Problem
Note how many lines hold the string "this" and give that number without any other words.

[Records with drawing code]

-----

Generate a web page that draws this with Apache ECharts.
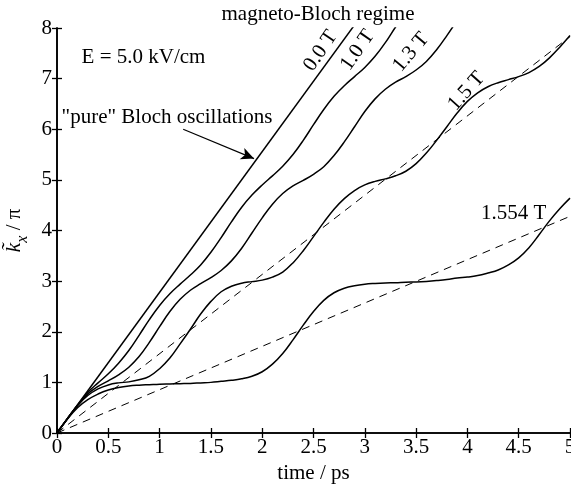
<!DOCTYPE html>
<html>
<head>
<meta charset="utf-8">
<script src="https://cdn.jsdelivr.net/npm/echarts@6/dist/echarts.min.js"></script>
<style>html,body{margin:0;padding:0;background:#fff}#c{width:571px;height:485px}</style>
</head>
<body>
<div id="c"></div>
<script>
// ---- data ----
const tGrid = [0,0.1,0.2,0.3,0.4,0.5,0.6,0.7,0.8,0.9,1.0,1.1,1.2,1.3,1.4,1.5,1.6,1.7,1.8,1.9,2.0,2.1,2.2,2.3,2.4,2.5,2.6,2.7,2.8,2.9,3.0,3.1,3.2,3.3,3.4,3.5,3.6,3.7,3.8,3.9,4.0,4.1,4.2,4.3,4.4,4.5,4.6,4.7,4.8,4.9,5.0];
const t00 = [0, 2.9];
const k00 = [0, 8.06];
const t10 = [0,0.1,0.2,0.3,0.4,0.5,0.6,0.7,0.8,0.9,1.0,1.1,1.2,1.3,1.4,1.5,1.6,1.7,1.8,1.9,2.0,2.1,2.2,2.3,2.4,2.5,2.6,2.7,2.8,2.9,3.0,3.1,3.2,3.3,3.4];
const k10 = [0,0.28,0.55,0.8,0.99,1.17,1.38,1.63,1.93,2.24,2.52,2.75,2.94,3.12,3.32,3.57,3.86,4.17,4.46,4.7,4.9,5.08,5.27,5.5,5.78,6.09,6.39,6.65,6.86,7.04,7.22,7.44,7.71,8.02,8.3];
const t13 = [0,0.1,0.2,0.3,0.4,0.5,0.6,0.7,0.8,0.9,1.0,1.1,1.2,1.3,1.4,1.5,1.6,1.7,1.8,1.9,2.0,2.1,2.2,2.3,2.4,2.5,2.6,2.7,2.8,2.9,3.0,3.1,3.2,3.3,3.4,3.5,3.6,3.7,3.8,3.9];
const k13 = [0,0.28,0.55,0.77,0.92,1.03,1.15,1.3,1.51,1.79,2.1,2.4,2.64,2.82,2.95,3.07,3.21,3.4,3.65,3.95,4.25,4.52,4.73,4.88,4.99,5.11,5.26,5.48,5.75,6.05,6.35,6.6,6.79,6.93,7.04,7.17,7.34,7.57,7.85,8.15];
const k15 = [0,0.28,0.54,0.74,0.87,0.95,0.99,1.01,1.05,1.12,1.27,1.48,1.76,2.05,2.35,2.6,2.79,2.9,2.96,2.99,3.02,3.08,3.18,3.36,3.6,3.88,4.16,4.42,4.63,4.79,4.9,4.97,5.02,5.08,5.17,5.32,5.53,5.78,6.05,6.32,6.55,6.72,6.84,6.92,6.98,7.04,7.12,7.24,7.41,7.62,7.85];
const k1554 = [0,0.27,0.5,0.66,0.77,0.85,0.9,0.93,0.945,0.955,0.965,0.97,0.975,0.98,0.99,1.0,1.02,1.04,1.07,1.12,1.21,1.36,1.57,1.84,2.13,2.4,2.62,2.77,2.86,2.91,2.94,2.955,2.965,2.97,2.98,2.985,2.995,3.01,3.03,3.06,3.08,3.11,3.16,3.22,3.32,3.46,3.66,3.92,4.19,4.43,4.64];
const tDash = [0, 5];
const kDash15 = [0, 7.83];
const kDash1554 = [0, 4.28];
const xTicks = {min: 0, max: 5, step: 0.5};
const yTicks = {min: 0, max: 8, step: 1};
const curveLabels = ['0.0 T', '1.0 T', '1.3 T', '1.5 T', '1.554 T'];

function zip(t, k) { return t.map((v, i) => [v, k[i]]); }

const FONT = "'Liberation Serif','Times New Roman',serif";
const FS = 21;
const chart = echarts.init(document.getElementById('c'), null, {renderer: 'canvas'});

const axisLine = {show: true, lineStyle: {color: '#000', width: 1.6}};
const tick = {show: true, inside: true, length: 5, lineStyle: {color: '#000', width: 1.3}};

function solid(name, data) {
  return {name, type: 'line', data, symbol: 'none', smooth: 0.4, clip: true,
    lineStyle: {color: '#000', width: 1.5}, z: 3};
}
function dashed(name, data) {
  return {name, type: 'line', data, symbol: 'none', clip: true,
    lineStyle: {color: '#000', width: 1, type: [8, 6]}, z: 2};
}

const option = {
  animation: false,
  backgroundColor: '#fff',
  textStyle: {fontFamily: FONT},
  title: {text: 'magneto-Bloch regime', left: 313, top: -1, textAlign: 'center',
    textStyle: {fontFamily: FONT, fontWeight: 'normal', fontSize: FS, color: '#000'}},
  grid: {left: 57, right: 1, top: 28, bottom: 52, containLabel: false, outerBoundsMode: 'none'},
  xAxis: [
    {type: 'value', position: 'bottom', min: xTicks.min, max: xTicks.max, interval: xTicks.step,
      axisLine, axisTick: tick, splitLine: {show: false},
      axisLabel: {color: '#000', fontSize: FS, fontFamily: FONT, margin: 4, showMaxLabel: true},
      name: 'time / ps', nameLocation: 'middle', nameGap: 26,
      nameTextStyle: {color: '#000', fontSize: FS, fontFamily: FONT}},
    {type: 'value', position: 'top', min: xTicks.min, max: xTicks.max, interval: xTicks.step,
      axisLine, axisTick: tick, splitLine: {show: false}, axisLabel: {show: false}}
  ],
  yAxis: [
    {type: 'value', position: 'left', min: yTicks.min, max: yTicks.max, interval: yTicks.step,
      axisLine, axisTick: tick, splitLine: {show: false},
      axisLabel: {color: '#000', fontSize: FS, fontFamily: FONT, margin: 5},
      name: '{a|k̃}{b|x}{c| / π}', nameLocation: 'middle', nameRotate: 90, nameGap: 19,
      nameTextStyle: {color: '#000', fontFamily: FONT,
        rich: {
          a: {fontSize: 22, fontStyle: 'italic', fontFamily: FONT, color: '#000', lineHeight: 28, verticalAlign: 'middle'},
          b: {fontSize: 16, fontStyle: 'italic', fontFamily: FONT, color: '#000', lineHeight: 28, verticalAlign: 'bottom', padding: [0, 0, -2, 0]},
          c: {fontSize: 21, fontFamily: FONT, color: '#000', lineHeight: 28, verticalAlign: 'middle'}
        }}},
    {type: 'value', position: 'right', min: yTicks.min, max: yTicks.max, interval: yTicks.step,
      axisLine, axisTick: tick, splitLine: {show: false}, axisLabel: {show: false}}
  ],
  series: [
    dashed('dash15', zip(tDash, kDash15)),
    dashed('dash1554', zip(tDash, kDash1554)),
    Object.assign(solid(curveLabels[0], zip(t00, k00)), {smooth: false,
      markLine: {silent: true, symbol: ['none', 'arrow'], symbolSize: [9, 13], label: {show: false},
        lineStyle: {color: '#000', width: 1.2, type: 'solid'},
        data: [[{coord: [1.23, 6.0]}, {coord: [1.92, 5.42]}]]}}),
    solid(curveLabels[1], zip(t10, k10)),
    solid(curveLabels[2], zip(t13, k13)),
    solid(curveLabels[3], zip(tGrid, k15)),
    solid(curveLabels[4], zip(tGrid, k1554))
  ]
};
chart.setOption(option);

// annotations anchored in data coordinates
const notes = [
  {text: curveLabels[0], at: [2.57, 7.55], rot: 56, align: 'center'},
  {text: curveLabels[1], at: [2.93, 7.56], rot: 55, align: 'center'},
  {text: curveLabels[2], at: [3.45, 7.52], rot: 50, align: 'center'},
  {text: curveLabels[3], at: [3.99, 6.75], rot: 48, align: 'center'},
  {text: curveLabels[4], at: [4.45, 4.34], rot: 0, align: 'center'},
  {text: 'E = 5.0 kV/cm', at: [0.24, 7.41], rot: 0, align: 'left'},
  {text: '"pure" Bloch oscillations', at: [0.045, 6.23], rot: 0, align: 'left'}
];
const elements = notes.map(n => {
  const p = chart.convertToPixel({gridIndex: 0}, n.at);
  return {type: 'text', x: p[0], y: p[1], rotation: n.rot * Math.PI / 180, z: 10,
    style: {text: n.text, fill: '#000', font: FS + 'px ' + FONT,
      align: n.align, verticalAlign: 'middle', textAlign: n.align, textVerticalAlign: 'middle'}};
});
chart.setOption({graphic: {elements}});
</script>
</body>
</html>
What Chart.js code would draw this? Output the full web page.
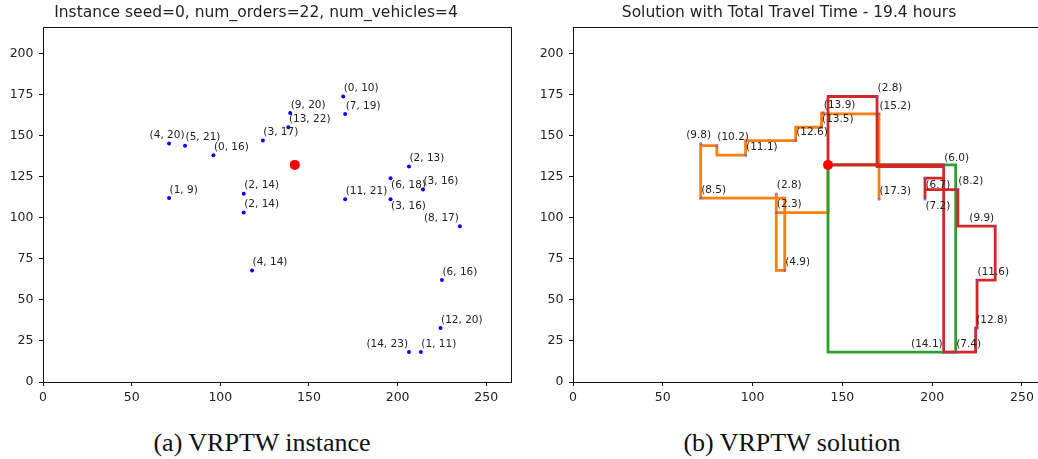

-----

The result
2